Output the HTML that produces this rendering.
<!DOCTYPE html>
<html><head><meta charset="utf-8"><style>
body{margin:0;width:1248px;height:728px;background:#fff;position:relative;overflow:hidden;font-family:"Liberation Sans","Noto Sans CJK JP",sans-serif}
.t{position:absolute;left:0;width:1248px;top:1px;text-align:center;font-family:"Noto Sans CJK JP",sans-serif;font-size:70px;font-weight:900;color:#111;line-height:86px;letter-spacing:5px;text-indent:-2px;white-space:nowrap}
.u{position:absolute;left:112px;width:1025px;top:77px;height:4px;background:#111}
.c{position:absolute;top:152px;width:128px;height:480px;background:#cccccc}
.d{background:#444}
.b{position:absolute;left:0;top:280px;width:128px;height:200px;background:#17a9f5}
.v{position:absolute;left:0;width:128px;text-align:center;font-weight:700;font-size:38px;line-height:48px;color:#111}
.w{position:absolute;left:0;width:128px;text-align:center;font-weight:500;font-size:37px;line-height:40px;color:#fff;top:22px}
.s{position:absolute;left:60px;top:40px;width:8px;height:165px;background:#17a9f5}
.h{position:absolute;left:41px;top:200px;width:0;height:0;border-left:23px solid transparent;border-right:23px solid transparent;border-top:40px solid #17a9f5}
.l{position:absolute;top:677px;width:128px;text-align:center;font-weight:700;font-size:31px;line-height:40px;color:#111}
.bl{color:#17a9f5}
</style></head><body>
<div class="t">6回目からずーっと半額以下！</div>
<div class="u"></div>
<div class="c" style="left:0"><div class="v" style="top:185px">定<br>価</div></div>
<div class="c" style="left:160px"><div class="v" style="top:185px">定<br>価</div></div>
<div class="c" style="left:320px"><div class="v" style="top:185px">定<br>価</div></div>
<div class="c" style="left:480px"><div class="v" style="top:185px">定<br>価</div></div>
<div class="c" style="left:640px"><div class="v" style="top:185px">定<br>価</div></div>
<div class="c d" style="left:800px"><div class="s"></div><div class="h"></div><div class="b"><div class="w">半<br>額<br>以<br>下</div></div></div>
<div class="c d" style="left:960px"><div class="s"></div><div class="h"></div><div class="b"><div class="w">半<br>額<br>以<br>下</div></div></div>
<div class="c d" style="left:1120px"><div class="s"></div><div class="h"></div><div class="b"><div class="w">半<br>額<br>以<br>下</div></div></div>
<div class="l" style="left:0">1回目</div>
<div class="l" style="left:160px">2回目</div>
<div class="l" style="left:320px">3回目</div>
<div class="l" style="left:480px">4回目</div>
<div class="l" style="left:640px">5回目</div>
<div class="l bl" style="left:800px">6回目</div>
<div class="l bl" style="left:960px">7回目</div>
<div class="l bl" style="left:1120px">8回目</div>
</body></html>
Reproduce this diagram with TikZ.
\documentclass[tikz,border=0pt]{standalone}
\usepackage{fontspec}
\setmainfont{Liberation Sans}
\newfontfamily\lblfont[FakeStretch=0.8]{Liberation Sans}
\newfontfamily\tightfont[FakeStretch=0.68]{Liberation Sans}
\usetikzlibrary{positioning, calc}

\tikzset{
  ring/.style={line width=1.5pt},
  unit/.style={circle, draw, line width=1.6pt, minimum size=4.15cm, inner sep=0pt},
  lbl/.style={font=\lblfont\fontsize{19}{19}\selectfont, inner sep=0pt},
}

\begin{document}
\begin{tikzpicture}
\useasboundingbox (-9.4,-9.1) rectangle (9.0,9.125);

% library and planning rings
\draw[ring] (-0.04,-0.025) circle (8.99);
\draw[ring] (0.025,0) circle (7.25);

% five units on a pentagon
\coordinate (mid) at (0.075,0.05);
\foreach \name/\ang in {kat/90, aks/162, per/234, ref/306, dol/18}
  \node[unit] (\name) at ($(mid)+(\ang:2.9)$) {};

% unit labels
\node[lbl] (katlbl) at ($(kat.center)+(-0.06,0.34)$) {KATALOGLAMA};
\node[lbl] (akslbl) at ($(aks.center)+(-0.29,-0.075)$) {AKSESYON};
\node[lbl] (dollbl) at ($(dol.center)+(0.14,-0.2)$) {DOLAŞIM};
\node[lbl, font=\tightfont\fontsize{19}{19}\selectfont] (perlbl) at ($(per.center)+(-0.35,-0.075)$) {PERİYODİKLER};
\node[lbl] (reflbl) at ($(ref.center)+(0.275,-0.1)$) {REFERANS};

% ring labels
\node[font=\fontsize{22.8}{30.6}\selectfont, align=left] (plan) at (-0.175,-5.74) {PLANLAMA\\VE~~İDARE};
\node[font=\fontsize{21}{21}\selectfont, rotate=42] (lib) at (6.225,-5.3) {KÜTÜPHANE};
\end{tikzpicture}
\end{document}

***

§ REQUIREMENT:
Output the complete data exactly as written.

§ WRITTEN ANSWER:
Output the HTML that produces this rendering.
<!DOCTYPE html>
<html><head><meta charset="utf-8"><style>
body{margin:0;width:1248px;height:728px;background:#fff;position:relative;overflow:hidden;font-family:"Liberation Sans","Noto Sans CJK JP",sans-serif}
.t{position:absolute;left:0;width:1248px;top:1px;text-align:center;font-family:"Noto Sans CJK JP",sans-serif;font-size:70px;font-weight:900;color:#111;line-height:86px;letter-spacing:5px;text-indent:-2px;white-space:nowrap}
.u{position:absolute;left:112px;width:1025px;top:77px;height:4px;background:#111}
.c{position:absolute;top:152px;width:128px;height:480px;background:#cccccc}
.d{background:#444}
.b{position:absolute;left:0;top:280px;width:128px;height:200px;background:#17a9f5}
.v{position:absolute;left:0;width:128px;text-align:center;font-weight:700;font-size:38px;line-height:48px;color:#111}
.w{position:absolute;left:0;width:128px;text-align:center;font-weight:500;font-size:37px;line-height:40px;color:#fff;top:22px}
.s{position:absolute;left:60px;top:40px;width:8px;height:165px;background:#17a9f5}
.h{position:absolute;left:41px;top:200px;width:0;height:0;border-left:23px solid transparent;border-right:23px solid transparent;border-top:40px solid #17a9f5}
.l{position:absolute;top:677px;width:128px;text-align:center;font-weight:700;font-size:31px;line-height:40px;color:#111}
.bl{color:#17a9f5}
</style></head><body>
<div class="t">6回目からずーっと半額以下！</div>
<div class="u"></div>
<div class="c" style="left:0"><div class="v" style="top:185px">定<br>価</div></div>
<div class="c" style="left:160px"><div class="v" style="top:185px">定<br>価</div></div>
<div class="c" style="left:320px"><div class="v" style="top:185px">定<br>価</div></div>
<div class="c" style="left:480px"><div class="v" style="top:185px">定<br>価</div></div>
<div class="c" style="left:640px"><div class="v" style="top:185px">定<br>価</div></div>
<div class="c d" style="left:800px"><div class="s"></div><div class="h"></div><div class="b"><div class="w">半<br>額<br>以<br>下</div></div></div>
<div class="c d" style="left:960px"><div class="s"></div><div class="h"></div><div class="b"><div class="w">半<br>額<br>以<br>下</div></div></div>
<div class="c d" style="left:1120px"><div class="s"></div><div class="h"></div><div class="b"><div class="w">半<br>額<br>以<br>下</div></div></div>
<div class="l" style="left:0">1回目</div>
<div class="l" style="left:160px">2回目</div>
<div class="l" style="left:320px">3回目</div>
<div class="l" style="left:480px">4回目</div>
<div class="l" style="left:640px">5回目</div>
<div class="l bl" style="left:800px">6回目</div>
<div class="l bl" style="left:960px">7回目</div>
<div class="l bl" style="left:1120px">8回目</div>
</body></html>
Reproduce this diagram with TikZ.
\documentclass[tikz,border=0pt]{standalone}
\usepackage{fontspec}
\setmainfont{Liberation Sans}
\newfontfamily\lblfont[FakeStretch=0.8]{Liberation Sans}
\newfontfamily\tightfont[FakeStretch=0.68]{Liberation Sans}
\usetikzlibrary{positioning, calc}

\tikzset{
  ring/.style={line width=1.5pt},
  unit/.style={circle, draw, line width=1.6pt, minimum size=4.15cm, inner sep=0pt},
  lbl/.style={font=\lblfont\fontsize{19}{19}\selectfont, inner sep=0pt},
}

\begin{document}
\begin{tikzpicture}
\useasboundingbox (-9.4,-9.1) rectangle (9.0,9.125);

% library and planning rings
\draw[ring] (-0.04,-0.025) circle (8.99);
\draw[ring] (0.025,0) circle (7.25);

% five units on a pentagon
\coordinate (mid) at (0.075,0.05);
\foreach \name/\ang in {kat/90, aks/162, per/234, ref/306, dol/18}
  \node[unit] (\name) at ($(mid)+(\ang:2.9)$) {};

% unit labels
\node[lbl] (katlbl) at ($(kat.center)+(-0.06,0.34)$) {KATALOGLAMA};
\node[lbl] (akslbl) at ($(aks.center)+(-0.29,-0.075)$) {AKSESYON};
\node[lbl] (dollbl) at ($(dol.center)+(0.14,-0.2)$) {DOLAŞIM};
\node[lbl, font=\tightfont\fontsize{19}{19}\selectfont] (perlbl) at ($(per.center)+(-0.35,-0.075)$) {PERİYODİKLER};
\node[lbl] (reflbl) at ($(ref.center)+(0.275,-0.1)$) {REFERANS};

% ring labels
\node[font=\fontsize{22.8}{30.6}\selectfont, align=left] (plan) at (-0.175,-5.74) {PLANLAMA\\VE~~İDARE};
\node[font=\fontsize{21}{21}\selectfont, rotate=42] (lib) at (6.225,-5.3) {KÜTÜPHANE};
\end{tikzpicture}
\end{document}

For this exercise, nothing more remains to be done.